Guardrail configuration. Path restrictions prevent agents from modifying critical system files. Network restrictions prevent agents from connecting to unauthorized endpoints. Execution restrictions limit resource usage and sandbox code execution. Review gates require human approval before agent actions take effect. Configure these in nexus.yaml as shown in the Agent Configuration tutorial.

Capability-based security. Each agent operates with a capability set that defines exactly what it can do. A code review agent might have read access to the entire codebase but write access only to PR comments. A deployment agent might have execute access to the CI/CD pipeline but no access to source code. Capabilities are enforced at the infrastructure level, not the agent level, meaning they cannot be bypassed even by a compromised agent.

Module 6: Capstone Project (Detailed)

The capstone project combines everything you have learned. Your goal: design, configure, deploy, and evaluate an agent for a real engineering task. Recommended project: build an agent that automates dependency updates across a project.
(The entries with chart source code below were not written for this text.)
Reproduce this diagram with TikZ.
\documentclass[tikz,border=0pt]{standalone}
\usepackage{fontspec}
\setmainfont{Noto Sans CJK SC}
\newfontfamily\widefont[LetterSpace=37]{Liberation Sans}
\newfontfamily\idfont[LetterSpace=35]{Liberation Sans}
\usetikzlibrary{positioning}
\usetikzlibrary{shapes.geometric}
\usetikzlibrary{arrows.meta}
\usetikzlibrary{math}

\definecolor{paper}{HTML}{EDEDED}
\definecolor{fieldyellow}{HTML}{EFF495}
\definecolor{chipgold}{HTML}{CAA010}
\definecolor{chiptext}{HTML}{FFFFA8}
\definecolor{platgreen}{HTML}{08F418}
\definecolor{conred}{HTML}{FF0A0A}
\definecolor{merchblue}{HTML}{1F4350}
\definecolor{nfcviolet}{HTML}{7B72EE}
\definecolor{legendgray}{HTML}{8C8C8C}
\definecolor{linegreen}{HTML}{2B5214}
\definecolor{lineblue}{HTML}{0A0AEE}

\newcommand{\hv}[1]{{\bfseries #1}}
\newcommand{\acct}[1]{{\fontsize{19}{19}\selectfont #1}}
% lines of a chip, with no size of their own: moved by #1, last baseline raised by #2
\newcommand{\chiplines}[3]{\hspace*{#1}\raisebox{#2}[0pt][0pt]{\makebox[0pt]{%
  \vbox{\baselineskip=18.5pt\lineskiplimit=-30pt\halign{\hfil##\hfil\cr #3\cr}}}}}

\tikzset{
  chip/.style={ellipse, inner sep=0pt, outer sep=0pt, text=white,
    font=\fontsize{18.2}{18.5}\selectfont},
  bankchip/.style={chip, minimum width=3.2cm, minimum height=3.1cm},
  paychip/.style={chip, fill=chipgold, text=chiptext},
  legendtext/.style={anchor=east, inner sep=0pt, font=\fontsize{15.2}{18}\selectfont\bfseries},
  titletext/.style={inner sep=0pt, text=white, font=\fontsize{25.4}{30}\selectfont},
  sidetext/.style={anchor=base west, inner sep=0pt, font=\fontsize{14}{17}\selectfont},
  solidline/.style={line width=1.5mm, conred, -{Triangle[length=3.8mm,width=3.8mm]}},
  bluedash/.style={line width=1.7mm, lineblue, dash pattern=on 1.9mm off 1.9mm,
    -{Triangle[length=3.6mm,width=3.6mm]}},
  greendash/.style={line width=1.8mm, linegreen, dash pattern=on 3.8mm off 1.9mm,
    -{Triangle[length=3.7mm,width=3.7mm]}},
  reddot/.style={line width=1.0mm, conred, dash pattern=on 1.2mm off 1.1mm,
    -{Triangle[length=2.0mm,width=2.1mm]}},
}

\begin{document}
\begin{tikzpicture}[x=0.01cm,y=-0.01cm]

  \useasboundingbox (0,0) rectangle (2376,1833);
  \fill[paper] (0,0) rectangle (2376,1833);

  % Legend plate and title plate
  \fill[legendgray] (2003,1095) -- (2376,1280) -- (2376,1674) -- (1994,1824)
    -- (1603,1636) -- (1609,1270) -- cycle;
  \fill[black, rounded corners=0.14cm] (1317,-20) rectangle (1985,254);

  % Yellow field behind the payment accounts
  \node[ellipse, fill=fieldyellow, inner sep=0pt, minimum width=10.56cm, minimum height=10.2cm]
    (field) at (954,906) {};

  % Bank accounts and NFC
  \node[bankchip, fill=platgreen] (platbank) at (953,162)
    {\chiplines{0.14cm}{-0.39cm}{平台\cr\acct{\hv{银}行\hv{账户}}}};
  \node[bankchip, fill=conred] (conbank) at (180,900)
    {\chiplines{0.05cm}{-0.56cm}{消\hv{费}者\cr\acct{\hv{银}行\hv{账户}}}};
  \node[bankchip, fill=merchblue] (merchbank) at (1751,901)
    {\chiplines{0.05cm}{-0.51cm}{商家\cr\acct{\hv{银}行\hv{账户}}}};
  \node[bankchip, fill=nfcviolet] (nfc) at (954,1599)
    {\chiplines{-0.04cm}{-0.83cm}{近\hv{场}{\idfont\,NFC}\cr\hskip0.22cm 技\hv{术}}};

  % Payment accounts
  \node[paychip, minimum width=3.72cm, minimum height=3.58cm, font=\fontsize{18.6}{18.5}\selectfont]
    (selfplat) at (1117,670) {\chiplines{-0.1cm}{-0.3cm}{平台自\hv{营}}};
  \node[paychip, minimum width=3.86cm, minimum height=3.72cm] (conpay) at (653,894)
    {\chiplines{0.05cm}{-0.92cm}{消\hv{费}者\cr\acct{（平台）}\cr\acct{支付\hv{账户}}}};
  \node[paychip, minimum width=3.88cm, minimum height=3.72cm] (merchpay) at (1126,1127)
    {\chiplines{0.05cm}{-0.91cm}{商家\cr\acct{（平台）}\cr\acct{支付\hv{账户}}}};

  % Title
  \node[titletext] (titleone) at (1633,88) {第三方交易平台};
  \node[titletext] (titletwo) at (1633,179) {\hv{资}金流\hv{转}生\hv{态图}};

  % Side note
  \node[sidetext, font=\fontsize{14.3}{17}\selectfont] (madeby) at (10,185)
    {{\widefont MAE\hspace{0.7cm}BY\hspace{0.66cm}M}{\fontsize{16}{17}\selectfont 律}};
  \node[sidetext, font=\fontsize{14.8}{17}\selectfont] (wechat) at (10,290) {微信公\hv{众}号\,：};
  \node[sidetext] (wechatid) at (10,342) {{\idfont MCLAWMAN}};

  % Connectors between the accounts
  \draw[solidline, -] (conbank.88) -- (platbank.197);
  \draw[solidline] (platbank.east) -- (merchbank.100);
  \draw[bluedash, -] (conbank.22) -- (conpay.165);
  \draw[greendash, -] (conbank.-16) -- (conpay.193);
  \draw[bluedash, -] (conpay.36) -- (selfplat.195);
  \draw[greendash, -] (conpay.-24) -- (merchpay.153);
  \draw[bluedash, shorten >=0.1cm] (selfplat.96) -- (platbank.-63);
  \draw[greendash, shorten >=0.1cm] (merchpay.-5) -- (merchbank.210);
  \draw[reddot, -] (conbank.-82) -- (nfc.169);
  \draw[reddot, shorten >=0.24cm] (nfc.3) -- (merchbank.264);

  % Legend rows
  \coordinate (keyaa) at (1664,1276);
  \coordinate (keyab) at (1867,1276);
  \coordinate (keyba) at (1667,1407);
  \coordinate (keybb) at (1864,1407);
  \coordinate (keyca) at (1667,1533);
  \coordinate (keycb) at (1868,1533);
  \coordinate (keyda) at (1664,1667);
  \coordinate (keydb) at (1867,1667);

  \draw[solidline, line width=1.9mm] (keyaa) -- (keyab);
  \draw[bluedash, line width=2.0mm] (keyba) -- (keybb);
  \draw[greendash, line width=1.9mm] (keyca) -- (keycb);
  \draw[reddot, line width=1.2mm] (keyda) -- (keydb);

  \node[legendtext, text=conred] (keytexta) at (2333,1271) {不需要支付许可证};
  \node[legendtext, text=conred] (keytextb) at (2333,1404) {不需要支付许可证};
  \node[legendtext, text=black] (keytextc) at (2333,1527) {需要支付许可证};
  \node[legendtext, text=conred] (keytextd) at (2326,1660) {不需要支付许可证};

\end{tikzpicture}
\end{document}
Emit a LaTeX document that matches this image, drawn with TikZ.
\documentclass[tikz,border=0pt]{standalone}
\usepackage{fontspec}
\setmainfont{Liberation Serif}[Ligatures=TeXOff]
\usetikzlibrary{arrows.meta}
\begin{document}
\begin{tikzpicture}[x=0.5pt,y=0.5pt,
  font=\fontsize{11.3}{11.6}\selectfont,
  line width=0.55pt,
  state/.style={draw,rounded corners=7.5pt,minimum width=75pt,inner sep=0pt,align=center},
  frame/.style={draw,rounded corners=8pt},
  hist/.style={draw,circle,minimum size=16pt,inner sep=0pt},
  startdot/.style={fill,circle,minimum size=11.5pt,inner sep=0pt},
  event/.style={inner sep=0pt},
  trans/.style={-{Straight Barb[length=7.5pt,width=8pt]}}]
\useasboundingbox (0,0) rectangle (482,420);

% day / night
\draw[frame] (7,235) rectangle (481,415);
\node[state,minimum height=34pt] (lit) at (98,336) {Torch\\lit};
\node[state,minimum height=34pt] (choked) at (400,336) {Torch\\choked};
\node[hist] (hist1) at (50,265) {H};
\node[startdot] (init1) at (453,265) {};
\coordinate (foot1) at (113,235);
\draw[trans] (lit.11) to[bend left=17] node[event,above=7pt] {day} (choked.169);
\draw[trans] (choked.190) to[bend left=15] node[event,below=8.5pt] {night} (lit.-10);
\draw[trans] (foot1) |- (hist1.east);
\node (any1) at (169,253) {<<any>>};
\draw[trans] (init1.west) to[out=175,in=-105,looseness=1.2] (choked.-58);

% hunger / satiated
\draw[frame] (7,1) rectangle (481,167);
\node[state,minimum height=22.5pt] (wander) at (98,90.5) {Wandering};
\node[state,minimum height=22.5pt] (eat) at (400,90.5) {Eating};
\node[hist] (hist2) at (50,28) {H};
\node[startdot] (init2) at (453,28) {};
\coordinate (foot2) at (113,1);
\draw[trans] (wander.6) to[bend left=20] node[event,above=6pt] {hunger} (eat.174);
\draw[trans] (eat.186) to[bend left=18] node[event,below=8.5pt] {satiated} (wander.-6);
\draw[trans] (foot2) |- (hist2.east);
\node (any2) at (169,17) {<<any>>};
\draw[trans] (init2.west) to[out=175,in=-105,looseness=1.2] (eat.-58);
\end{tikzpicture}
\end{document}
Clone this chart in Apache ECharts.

Project requirements. The agent should: scan the project for outdated dependencies, check each dependency for breaking changes, update to the latest compatible version, run the test suite after each update, generate a summary of changes made, and create a pull request with the changes. Configure: tools (package_manager, test_runner, git_ops), memory (persistent, 30-day retention for learning update patterns), guardrails (allowed_paths: src/ and tests/, require_review: true for production projects), and custom instructions (prefer safe version bumps, run full test suite after each change).

Evaluation criteria. Task completion rate (>80%), update accuracy (no breaking changes introduced), test pass rate after updates (>95%), time per update (<10 minutes), and human review acceptance rate (>90%).